Ainsi, R. Barre n'aura rien changé de substantiel à sa politique, considérant que, les effets dépressifs du deuxième choc pétrolier étant inévitables, on ne ferait que des bêtises à vouloir les éviter... Le budget de 1981 devait être présenté avec beaucoup de rigueur malgré la perspective des élections présidentielles en 1981. Sur un seul point, le gouvernement envisageait de soutenir l'économie : R. Barre a annoncé de nouvelles mesures fiscales en faveur des investissements des entreprises.

Ce devait être, aussi, une des orientations fondamentales du VIIIe Plan (1981-1985), dont la préparation a dominé la réflexion sur l'avenir économique de la France. Les travaux des commissions préparatoires ont été marqués par les préoccupations sur l'emploi. Les premiers chiffres sur les perspectives 1985, publiés à la fin de 1979, ont jeté l'alarme : compte tenu des contraintes extérieures qui nous empêcheraient d'avoir une croissance supérieure à 3 %, on pouvait craindre que la France connaisse, en 1985, entre 2 millions et 2,5 millions de chômeurs. V. Giscard d'Estaing avait beau qualifier ces prévisions de fantaisistes, elles impressionnèrent les esprits.

La France traverse, en effet, une période exceptionnelle dans son histoire. Au moment précis où la croissance se ralentit, l'afflux de main-d'œuvre grossit sous le double effet des classes pleines nées dans les années 1950 et 1960, qui arrivent à l'âge de travailler, et des classes creuses, nées pendant la Première Guerre mondiale, qui arrivent à l'âge de la retraite. Ce solde net des emplois à créer, chaque année, évolue, selon l'INSEE, de la façon suivante :

On aura une idée de l'ampleur du problème si l'on se rappelle qu'au début des années 1960 le même solde démographique représentait 20 000 emplois à créer en France, douze fois moins qu'aujourd'hui ! Il fallait, à l'époque, transférer massivement des travailleurs de la terre à l'usine et ouvrir largement les frontières à la main-d'œuvre étrangère pour pouvoir faire face aux besoins de l'économie française en pleine expansion.
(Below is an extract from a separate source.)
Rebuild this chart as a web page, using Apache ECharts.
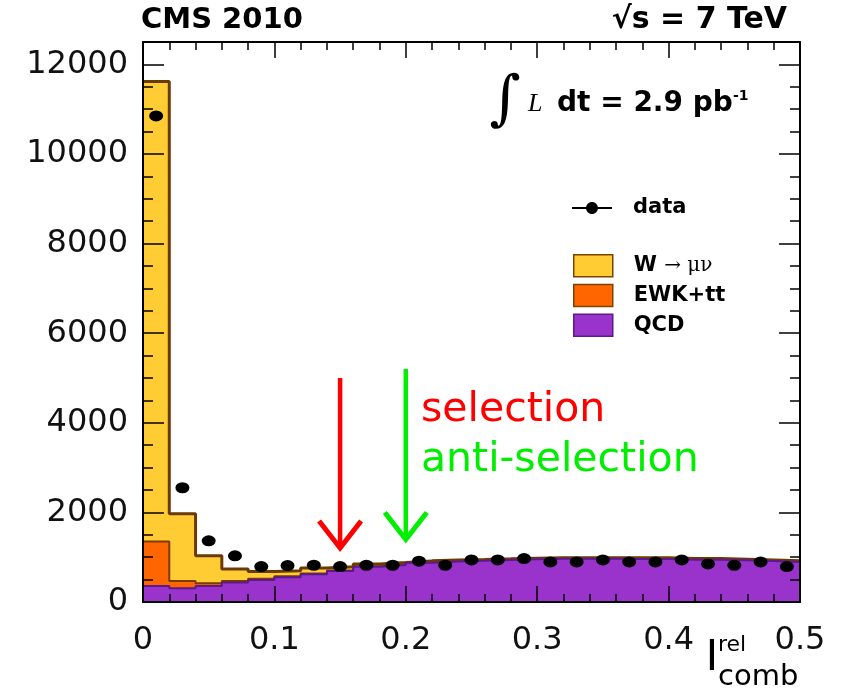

L'OCDE a calculé que, pour absorber ce surplus temporaire (car, déjà, en 1985 les besoins d'emplois seront sensiblement moindres), il faudrait que la production nationale augmente chaque année de 4,5 à 6 %, selon les hypothèses que l'on peut faire sur l'évolution de la productivité. Or, de tels taux de croissance paraissent inaccessibles tant que nous n'aurons pas digéré les chocs pétroliers et tant que nous ne serons pas adaptés aux nouvelles caractéristiques de l'économie mondiale et aux nouveaux comportements des individus et des groupes sociaux. Cette phase d'ajustement durera au moins dix ans. Comment maintenir le chômage dans des limites tolérables durant cette période ?

Orientations

Les travaux préparatoires au VIIIe Plan ont permis de préciser les conditions d'une économie plus créatrice d'emplois sans être beaucoup plus créatrice de biens et de services. Ils ont fait apparaître qu'il était possible de créer, entre 1981 et 1985, de 500 000 à 1 million d'emplois supplémentaires, si ces conditions étaient remplies. La première condition serait une modération de la croissance des revenus des particuliers, pour permettre aux entreprises de réaliser davantage de profits, qui leur donneraient les moyens de développer leurs investissements, eux-mêmes créateurs d'emplois selon la célèbre formule d'Helmut Schmidt en Allemagne : « Les profits d'aujourd'hui font les investissements de demain, qui engendrent les emplois. » Cette condition correspond parfaitement aux orientations du barrisme ; il n'y a donc aucune difficulté à la faire accepter par le gouvernement. Il n'en va pas de même des autres conditions.